How to Design The Perfect Pricing Strategy For Your Business
Are You A Commodity?
The fact is, too many people compete on price.
Now, there are some markets where this is genuinely unavoidable. These are where you are selling what we call “commoditised” goods. So, for example, petrol is a commoditised product.
So, assuming that at least part of your business is not commoditised in any way, then let’s set about maximising your price. I chose those words very carefully because in most businesses there is significant scope to increase your prices.
Four Way To Increase Your Prices
There are four big things that you should be doing in your business that will help you to increase your prices without your customers even batting an eyelid:
- Premium Up-sell
- Price Presentation
Differentiate Your Product Or Service
Imagine for a second that you sell garden sheds. Now, anybody can buy a shed at B&Q for a couple of hundred pounds, and everybody knows it. Shed prices aren’t a big secret, they’re pretty much commoditised.
So there’s no way that you could charge £5,000 for a shed, could you?
Well, how about if you changed the customer’s frame of reference, so instead of comparing the £5,000 to a £200 B&Q shed, they instead compared it to the much greater cost of a home extension?
YOU must control the comparative judgement made by your customer. DO NOT leave it up to them to choose the comparison to be made or it will not work.
Adding additional premium products and services that you can sell alongside your existing products range is almost certainly the easiest place to start moving your average price upwards.
Packaging your product or service up, and serving it as part of a bundled offer can be a very powerful way of increasing the total price. You’ll often see a bundle selling for more than the sum of its parts.
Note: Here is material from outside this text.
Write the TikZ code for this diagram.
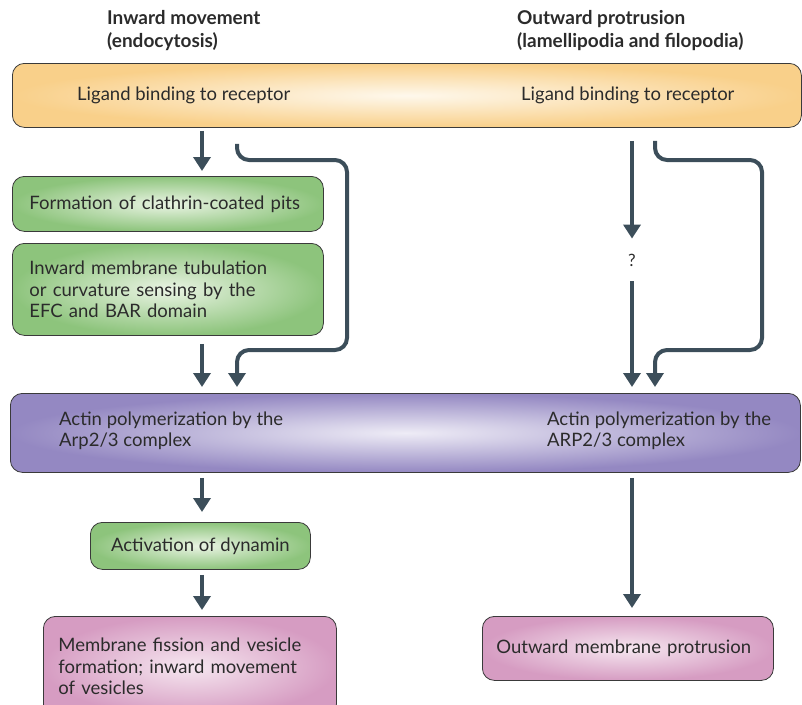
\documentclass[tikz,border=0pt]{standalone}
\usepackage{fontspec}
\setmainfont{Lato}
\usetikzlibrary{arrows.meta}

\definecolor{edgegray}{HTML}{3A3A3A}
\definecolor{textgray}{HTML}{2B2B2B}
\definecolor{arrowgray}{HTML}{3C4E5A}
\definecolor{orangeout}{HTML}{F9D08A}
\definecolor{orangein}{HTML}{FEF8EC}
\definecolor{greenout}{HTML}{8DC47C}
\definecolor{greenin}{HTML}{EAF4E4}
\definecolor{purpleout}{HTML}{9488C2}
\definecolor{purplein}{HTML}{EEECF6}
\definecolor{pinkout}{HTML}{D69CC2}
\definecolor{pinkin}{HTML}{F6E7F0}

\begin{document}
\begin{tikzpicture}[x=1pt,y=-1pt,
  box/.style={draw=edgegray, line width=0.8pt, rounded corners=12pt, anchor=north west,
    inner sep=0pt, align=left, text=textgray, font=\fontsize{18.5}{21.5}\selectfont},
  orangebox/.style={box, inner color=orangein, outer color=orangeout},
  greenbox/.style={box, inner color=greenin, outer color=greenout},
  purplebox/.style={box, inner color=purplein, outer color=purpleout},
  pinkbox/.style={box, inner color=pinkin, outer color=pinkout},
  lbl/.style={anchor=west, align=left, inner sep=0pt, text=textgray, font=\fontsize{18.5}{21}\selectfont},
  head/.style={anchor=west, align=left, inner sep=0pt, text=textgray, font=\bfseries\fontsize{19}{23}\selectfont},
  flow/.style={draw=arrowgray, line width=4pt, -{Triangle[length=14pt,width=17pt]}}]

  \useasboundingbox (0,0) rectangle (802,704);

  % column titles
  \node[head] (inward) at (107,31) {Inward movement\\(endocytosis)};
  \node[head] (outward) at (517,31) {Outward protrusion\\(lamellipodia and filopodia)};

  % boxes
  \node[orangebox, minimum width=789pt, minimum height=64pt] (lig) at (12,63) {};
  \node[lbl] (ligL) at (77,95) {Ligand binding to receptor};
  \node[lbl] (ligR) at (521,95) {Ligand binding to receptor};

  \node[greenbox, minimum width=311pt, minimum height=55pt, text width=277pt, inner xsep=17pt] (pits) at (12,176)
    {Formation of clathrin-coated pits};
  \node[greenbox, minimum width=311pt, minimum height=92pt, text width=277pt, inner xsep=17pt] (tub) at (12,243)
    {Inward membrane tubulation\\or curvature sensing by the\\EFC and BAR domain};

  \node[inner sep=0pt, text=textgray, font=\fontsize{17}{17}\selectfont] (q) at (632,260) {?};

  \node[purplebox, minimum width=790pt, minimum height=79pt] (act) at (10,393) {};
  \node[lbl] (actL) at (59,431) {Actin polymerization by the\\Arp2/3 complex};
  \node[lbl] (actR) at (547,431) {Actin polymerization by the\\ARP2/3 complex};

  \node[greenbox, minimum width=220pt, minimum height=47pt, align=center] (dyn) at (90,522)
    {Activation of dynamin};
  \node[pinkbox, minimum width=293pt, minimum height=100pt, text width=263pt, inner xsep=15pt] (fis) at (43,616)
    {Membrane fission and vesicle\\formation; inward movement\\of vesicles};
  \node[pinkbox, minimum width=291pt, minimum height=64pt, text width=263pt, inner xsep=14pt] (prot) at (482,616)
    {Outward membrane protrusion\\[-4pt]};

  % columns of the arrows
  \coordinate (lcol) at (202,0);
  \coordinate (rcol) at (632,0);
  \coordinate (lloop) at (237,0);
  \coordinate (rloop) at (655,0);

  % inward side
  \draw[flow, shorten <=3pt, shorten >=5pt] (lig.south -| lcol) -- (pits.north -| lcol);
  \draw[flow, shorten <=8pt, shorten >=6pt] (tub.south -| lcol) -- (act.north -| lcol);
  \draw[flow, rounded corners=12pt, shorten <=16pt, shorten >=6pt]
    (lig.south -| lloop) -- (237,160) -- (347,160) -- (347,350) -- (237,350) -- (act.north -| lloop);

  % outward side
  \draw[flow, shorten <=13pt, shorten >=15pt] (lig.south -| rcol) -- (q.north);
  \draw[flow, shorten <=15pt, shorten >=6pt] (q.south) -- (act.north -| rcol);
  \draw[flow, rounded corners=12pt, shorten <=13pt, shorten >=6pt]
    (lig.south -| rloop) -- (655,160) -- (762,160) -- (762,350) -- (655,350) -- (act.north -| rloop);

  % below the actin box
  \draw[flow, shorten <=5pt, shorten >=10pt] (act.south -| lcol) -- (dyn.north -| lcol);
  \draw[flow, shorten <=5pt, shorten >=6pt] (dyn.south -| lcol) -- (fis.north -| lcol);
  \draw[flow, shorten <=5pt, shorten >=8pt] (act.south -| rcol) -- (prot.north -| rcol);

\end{tikzpicture}
\end{document}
A great example of a bundled package is a McDonalds meal; burger, fries and drink. All packaged and priced so that few people only buy two of the three because you’d only save a few pennies. Most fast-food restaurants are the same because it’s a strategy that drives up sales revenue.
I don’t really go for ‘advanced thinking’ or the psychology of sales, but it’s true that selling is always about convincing your prospect that the value is greater than the price, and bundled offers often seem to convince consumers that they’re saving money by taking the package, even if it means spending more than they’d originally intended to.
Presenting your prices in the right way is key to making sales at price points that your competitors can only dream about, without your customers flinching.
Here are a few ideas how to go about achieving this:
Individual Value Comparisons
This strategy adds up the individual values of everything that’s included in your product or service, creating a ‘total value’ price, which makes the asking price look like good value by comparison.
Cost Avoidance Strategy
The best example to use here is the woman that calls an emergency plumber out to deal with a water leak.
The plumber quickly sorts the leak and hands his invoice to his relieved client. She’s astonished, and says “£180? You were only here 5 minutes!” He replies “Yep, and I’ve only changed a 32p washer, but you haven’t got to replace the roof or carpet in your living room now, so I’d call that good value.”
The fact is, the plumber is right. The hassle and cost of replacing water-damaged furniture and carpets far outweigh a hefty plumber’s bill and the exact same strategy can be used in reverse to sell many products and services.
If I was writing a sales letter for a pest control firm, I’d be focussing on the cost of the potential problem: the reactions of guests in the hotel, or diners in the restaurant to an infestation of rats, ants or wasps. The businesses involved risk losing thousands of pounds of revenue and untold damage to their brand and reputation if they did have a pest problem, so how much would they pay to have a monthly check-up from a pest control expert?
If your product sells for over £1000, then the instalment strategy can work well. At this level, people consider the affordability of the monthly payments, and you might find that your market would prefer to make six instalments of £350, rather than three instalments of £650. Even though they’d be paying an extra £150 in total, the purchase would seem more affordable.
Don’t confuse a 10% or 20% uplift in price with a 10% or 20% uplift in profit, the profit uplift in percentage terms which be much, much more.
Here’s a very simple example:
Product price £100
Product cost £50
New price £120
Profit cost £50
A 20% increase in price led to a 40% increase in profit.